When I got to the spreaders, which are about 33 feet, up I stepped up on the right spreader and and then put my other foot on the left one.  This was a bit harder than the usual climbing because they're placed about half-a-foot higher than where the footholds would be.  I kept climbing up the mast until I got to the staysail, which is about three-fourths of the way up.  It was a little harder to go the next few steps because the sail was attached to the mast on the same side where I was.  I had to climb on only one side to get around it.

Finally, I got to the top.  Well, almost. The foot-holds didn't go ALL the way to the top so I was forced to stand on the last two foot-holds and hang on to basically nothing so that I could reach the lights I was changing.
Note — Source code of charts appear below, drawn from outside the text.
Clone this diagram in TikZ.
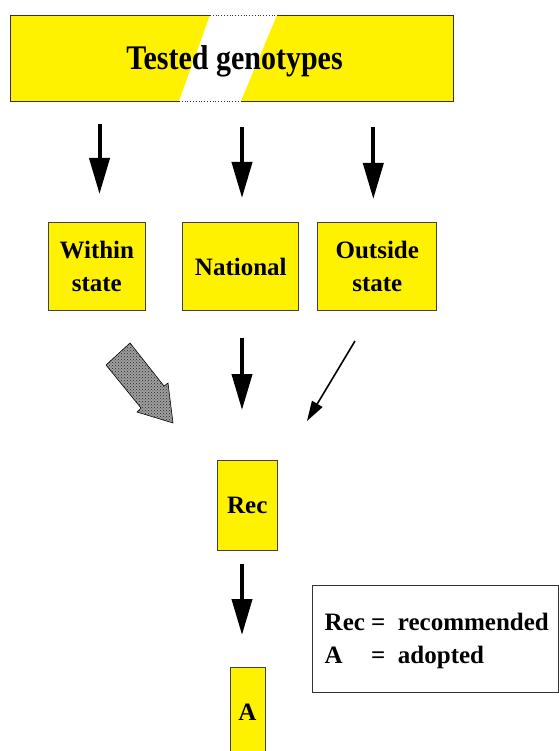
\documentclass[tikz,border=0pt]{standalone}
\usepackage{fontspec}
\setmainfont{Liberation Serif}
\usetikzlibrary{arrows.meta,patterns}
\begin{document}
\begin{tikzpicture}[x=1pt,y=-1pt,line width=0.8pt,
  yellowbox/.style={draw=black!75,fill=yellow,align=center,inner sep=0pt,
    font=\fontsize{25}{33}\selectfont\bfseries},
  bigarrow/.style={line width=4pt,-{Triangle[length=36pt,width=20pt]}},
  thinarrow/.style={line width=1.6pt,-{Triangle[length=20pt,width=12pt]}}]
 \useasboundingbox (0,0) rectangle (558,751);
 % title box, cut by a white slanted band
 \fill[yellow] (10,15)--(210,15)--(179,101)--(10,101)--cycle;
 \fill[yellow] (277,15)--(453,15)--(453,101)--(241,101)--cycle;
 \draw[black!80] (210,15)--(10,15)--(10,101)--(179,101);
 \draw[black!80] (277,15)--(453,15)--(453,101)--(241,101);
 \draw[black!80,dotted] (210,15)--(277,15) (179,101)--(241,101);
 \node[font=\fontsize{30}{36}\selectfont\bfseries] (title) at (234.5,61)
   {\scalebox{1}[1.15]{Tested genotypes}};
 % the three sources
 \node[yellowbox,minimum width=97pt,minimum height=88pt] (within) at (96.8,266.5) {Within\\state};
 \node[yellowbox,minimum width=116pt,minimum height=88pt] (national) at (240.8,266.5) {National};
 \node[yellowbox,minimum width=119pt,minimum height=88pt] (outside) at (377.3,266.5) {Outside\\state};
 \coordinate (t1) at (99.5,124); \coordinate (h1) at (99.5,194);
 \coordinate (t2) at (242,127); \coordinate (h2) at (242,198);
 \coordinate (t3) at (373.3,127); \coordinate (h3) at (373.3,199);
 \foreach \i in {1,2,3} \draw[bigarrow] (t\i) -- (h\i);
 % converging arrows
 \path[fill=gray!75,draw=black,line width=0.6pt] (106,365)--(130,343)--(164,386)--(168,383)
   --(173,423)--(137,412)--(141,408)--cycle;
 \path[pattern=crosshatch dots,pattern color=black!85] (106,365)--(130,343)--(164,386)--(168,383)
   --(173,423)--(137,412)--(141,408)--cycle;
 \coordinate (t4) at (242,338); \coordinate (h4) at (242,410);
 \draw[bigarrow] (t4) -- (h4);
 \coordinate (t5) at (355,341); \coordinate (h5) at (307,421);
 \draw[thinarrow] (t5) -- (h5);
 % result
 \node[yellowbox,minimum width=60pt,minimum height=90pt] (rec) at (247.3,505) {Rec};
 \node[yellowbox,minimum width=35pt,minimum height=90pt] (adopt) at (247.5,712) {A};
 \coordinate (t6) at (242,564); \coordinate (h6) at (242,635);
 \draw[bigarrow] (t6) -- (h6);
 \node[draw=black!80,minimum width=246pt,minimum height=107pt,inner sep=0pt] (legend) at (435,638.5) {};
 \node[anchor=west,align=left,font=\fontsize{25}{33}\selectfont\bfseries] (legtext) at (321,641)
   {Rec =\ \ recommended\\\rlap{A}\phantom{Rec }=\ \ adopted};
\end{tikzpicture}
\end{document}
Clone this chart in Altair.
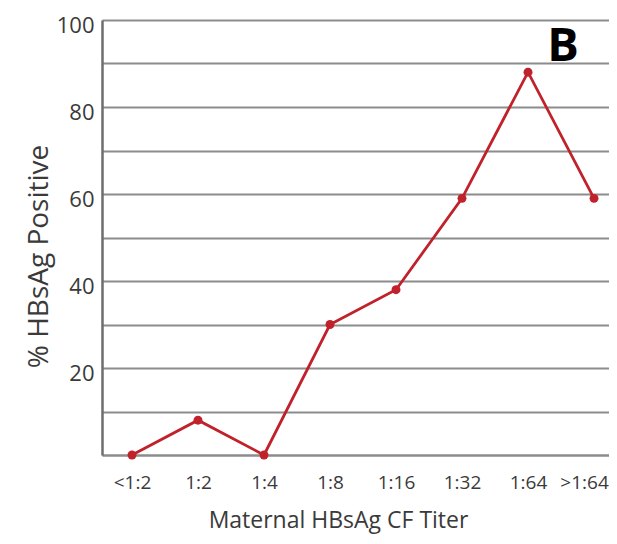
import altair as alt
import pandas as pd

titers = ["<1:2", "1:2", "1:4", "1:8", "1:16", "1:32", "1:64", ">1:64"]
pct_positive = [0, 8, 0, 30, 38, 59, 88, 59]
y_grid_values = [0, 10, 20, 30, 40, 50, 60, 70, 80, 90, 100]
panel_label = "B"

df = pd.DataFrame({"idx": list(range(len(titers))), "titer": titers, "pct": pct_positive})

label_list = "[" + ",".join("'" + t + "'" for t in titers) + "]"
x_values = [i * 0.5 for i in range(2 * len(titers) - 1)]
last_idx = len(titers) - 1

FONT = "Open Sans"
RED = "#c0212b"
GRID = "#8c8c8c"
TXT = "#3a3a3a"

x_enc = alt.X(
    "idx:Q",
    scale=alt.Scale(domain=[-0.4545, 7.227], nice=False, zero=False),
    axis=alt.Axis(
        values=x_values,
        labelExpr="datum.value % 1 === 0 ? " + label_list + "[datum.value] : ''",
        tickColor={"condition": {"test": "datum.value % 1 === 0", "value": "transparent"}, "value": GRID},
        labelOffset={"condition": {"test": "datum.value === %d" % last_idx, "value": -10}, "value": 0},
        tickSize=7,
        tickWidth=2,
        domainColor=GRID,
        domainWidth=2,
        grid=False,
        labelFont=FONT,
        labelFontSize=19,
        labelColor=TXT,
        labelPadding=11,
        title="Maternal HBsAg CF Titer",
        titleFont=FONT,
        titleFontSize=23,
        titleFontWeight="normal",
        titleColor=TXT,
        titleX=236,
        titleY=72,
        titleBaseline="alphabetic",
    ),
)

y_enc = alt.Y(
    "pct:Q",
    scale=alt.Scale(domain=[0, 100], nice=False),
    axis=alt.Axis(
        values=y_grid_values,
        labelExpr="(datum.value % 20 === 0 && datum.value > 0) ? datum.value : ''",
        ticks=False,
        grid=True,
        gridColor=GRID,
        gridWidth=2,
        domainColor="#6e6e6e",
        domainWidth=2.5,
        labelFont=FONT,
        labelFontSize=22,
        labelColor=TXT,
        labelPadding=8,
        labelOffset=5,
        title="% HBsAg Positive",
        titleFont=FONT,
        titleFontSize=28,
        titleFontWeight="normal",
        titleColor=TXT,
        titlePadding=3,
        titleY=236,
    ),
)

base = alt.Chart(df)
line = base.mark_line(color=RED, strokeWidth=2.8).encode(x=x_enc, y=y_enc)
pts = base.mark_point(color=RED, filled=True, size=80, opacity=1, shape="circle").encode(x="idx:Q", y="pct:Q")

label_df = pd.DataFrame({"t": [panel_label]})
btext = alt.Chart(label_df).mark_text(
    font=FONT, fontSize=47, fontWeight="bold", color="#000000", align="center", baseline="alphabetic"
).encode(text="t:N", x=alt.value(461), y=alt.value(41))

chart = (line + pts + btext).properties(
    width=507,
    height=435,
    autosize=alt.AutoSizeParams(type="none"),
    padding={"left": 94, "top": 12, "right": 0, "bottom": 81},
).configure_view(stroke=None).configure(background="white")

chart.save("out.html", embed_options={"renderer": "svg", "actions": False})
At the very top of the mast, I took out the screwdriver with shaking hands and unscrewed the metal plate on the  very top of the light.  It was really a very stressful job and took a lot of concentration, trying to unscrew an inch-long screw and hang on to it 61 feet in the air.  I put it in a little pocket in the pouch and did the same with the other one.  I took off the metal disk they held down and put that in the pouch so I wouldn't drop it.  I was just about to reach in to unscrew the light bulb, but there wasn't an opening.  I figured it had been sealed so that water didn't get into it.  I shouted down what I had seen, and then quickly climbed down.  After I got back to the ground safely, I drew a picture of the light fixture to explain it to everybody else.  My dad went up after that to check it out, but we still couldn't figure it out.  This experience was really fun and really scary, and the view was amazing!

Aunt Lisa said...

Good thing you're a monkey! Your climb and your work are impressive, and it was fun reading the description of your adventure. That really must have been quite a view!

Brian Baran said...

Wow, Nicole. You're much braver than I would have been!

Grandma said...

Nicole, I have finally gotten around to beginning to read your blog. I was in Mexico from September 20 to October 1; then I had to travel for work; then I got a cold. But, I am back in business now, and I am looking forward to reading your reports regularly.
I was very impressed with your climbing up the mast and attempting to fix the lights. Thank goodness for all those gymnastics classes--you're terrific. But, I am also very impressed and pleased at your excellent writing ability. It was a pleasure to read about your adventure.